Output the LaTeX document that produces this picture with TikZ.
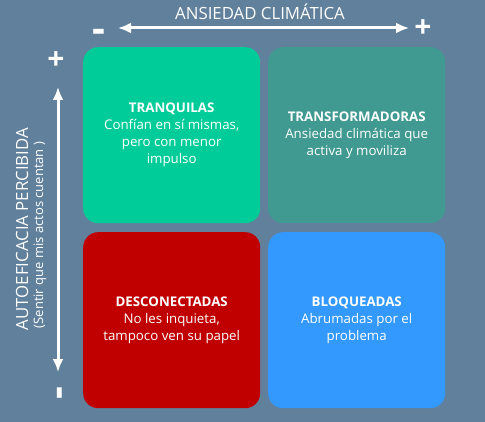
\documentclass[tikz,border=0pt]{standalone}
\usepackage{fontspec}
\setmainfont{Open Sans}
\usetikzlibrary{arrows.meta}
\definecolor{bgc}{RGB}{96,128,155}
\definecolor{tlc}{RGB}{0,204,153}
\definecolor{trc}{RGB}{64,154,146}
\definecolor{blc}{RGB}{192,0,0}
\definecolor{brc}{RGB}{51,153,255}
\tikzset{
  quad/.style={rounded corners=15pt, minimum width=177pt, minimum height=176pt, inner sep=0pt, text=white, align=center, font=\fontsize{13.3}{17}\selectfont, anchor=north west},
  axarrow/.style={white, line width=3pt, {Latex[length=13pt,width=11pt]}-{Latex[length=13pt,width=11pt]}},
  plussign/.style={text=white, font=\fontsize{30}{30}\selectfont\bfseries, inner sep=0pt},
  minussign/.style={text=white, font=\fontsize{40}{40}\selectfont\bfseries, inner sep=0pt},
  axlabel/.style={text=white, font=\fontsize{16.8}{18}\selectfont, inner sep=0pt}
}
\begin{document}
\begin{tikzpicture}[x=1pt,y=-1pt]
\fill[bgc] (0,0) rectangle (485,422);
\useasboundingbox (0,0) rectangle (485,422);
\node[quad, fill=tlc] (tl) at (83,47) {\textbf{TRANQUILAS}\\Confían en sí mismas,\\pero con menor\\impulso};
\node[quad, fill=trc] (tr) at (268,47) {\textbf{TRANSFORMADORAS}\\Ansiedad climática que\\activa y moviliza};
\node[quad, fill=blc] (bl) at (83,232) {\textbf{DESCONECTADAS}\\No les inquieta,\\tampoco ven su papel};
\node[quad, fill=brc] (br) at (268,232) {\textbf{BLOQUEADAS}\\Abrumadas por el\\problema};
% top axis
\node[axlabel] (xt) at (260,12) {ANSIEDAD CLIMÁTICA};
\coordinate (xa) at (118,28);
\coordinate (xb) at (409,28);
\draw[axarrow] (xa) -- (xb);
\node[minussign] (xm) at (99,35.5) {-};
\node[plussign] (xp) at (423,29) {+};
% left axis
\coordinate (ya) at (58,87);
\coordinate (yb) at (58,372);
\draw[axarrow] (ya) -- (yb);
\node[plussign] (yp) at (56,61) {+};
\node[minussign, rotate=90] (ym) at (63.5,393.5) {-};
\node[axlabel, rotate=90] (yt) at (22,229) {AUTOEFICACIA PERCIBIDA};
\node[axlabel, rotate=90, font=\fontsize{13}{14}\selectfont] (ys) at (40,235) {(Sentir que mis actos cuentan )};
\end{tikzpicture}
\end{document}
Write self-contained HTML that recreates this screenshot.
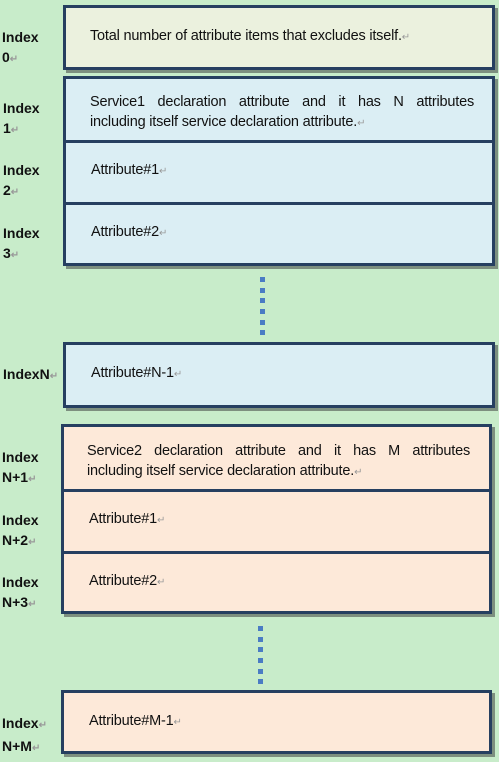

Your instructions →
Copy all the entries word for word. Omit any pictures.

Written answer →
Output the LaTeX document that produces this picture with TikZ.
\documentclass[tikz,border=0pt]{standalone}
\usepackage{fontspec}
\setmainfont{Open Sans}
\usetikzlibrary{arrows.meta}
\definecolor{bgc}{RGB}{96,128,155}
\definecolor{tlc}{RGB}{0,204,153}
\definecolor{trc}{RGB}{64,154,146}
\definecolor{blc}{RGB}{192,0,0}
\definecolor{brc}{RGB}{51,153,255}
\tikzset{
  quad/.style={rounded corners=15pt, minimum width=177pt, minimum height=176pt, inner sep=0pt, text=white, align=center, font=\fontsize{13.3}{17}\selectfont, anchor=north west},
  axarrow/.style={white, line width=3pt, {Latex[length=13pt,width=11pt]}-{Latex[length=13pt,width=11pt]}},
  plussign/.style={text=white, font=\fontsize{30}{30}\selectfont\bfseries, inner sep=0pt},
  minussign/.style={text=white, font=\fontsize{40}{40}\selectfont\bfseries, inner sep=0pt},
  axlabel/.style={text=white, font=\fontsize{16.8}{18}\selectfont, inner sep=0pt}
}
\begin{document}
\begin{tikzpicture}[x=1pt,y=-1pt]
\fill[bgc] (0,0) rectangle (485,422);
\useasboundingbox (0,0) rectangle (485,422);
\node[quad, fill=tlc] (tl) at (83,47) {\textbf{TRANQUILAS}\\Confían en sí mismas,\\pero con menor\\impulso};
\node[quad, fill=trc] (tr) at (268,47) {\textbf{TRANSFORMADORAS}\\Ansiedad climática que\\activa y moviliza};
\node[quad, fill=blc] (bl) at (83,232) {\textbf{DESCONECTADAS}\\No les inquieta,\\tampoco ven su papel};
\node[quad, fill=brc] (br) at (268,232) {\textbf{BLOQUEADAS}\\Abrumadas por el\\problema};
% top axis
\node[axlabel] (xt) at (260,12) {ANSIEDAD CLIMÁTICA};
\coordinate (xa) at (118,28);
\coordinate (xb) at (409,28);
\draw[axarrow] (xa) -- (xb);
\node[minussign] (xm) at (99,35.5) {-};
\node[plussign] (xp) at (423,29) {+};
% left axis
\coordinate (ya) at (58,87);
\coordinate (yb) at (58,372);
\draw[axarrow] (ya) -- (yb);
\node[plussign] (yp) at (56,61) {+};
\node[minussign, rotate=90] (ym) at (63.5,393.5) {-};
\node[axlabel, rotate=90] (yt) at (22,229) {AUTOEFICACIA PERCIBIDA};
\node[axlabel, rotate=90, font=\fontsize{13}{14}\selectfont] (ys) at (40,235) {(Sentir que mis actos cuentan )};
\end{tikzpicture}
\end{document}
Write self-contained HTML that recreates this screenshot.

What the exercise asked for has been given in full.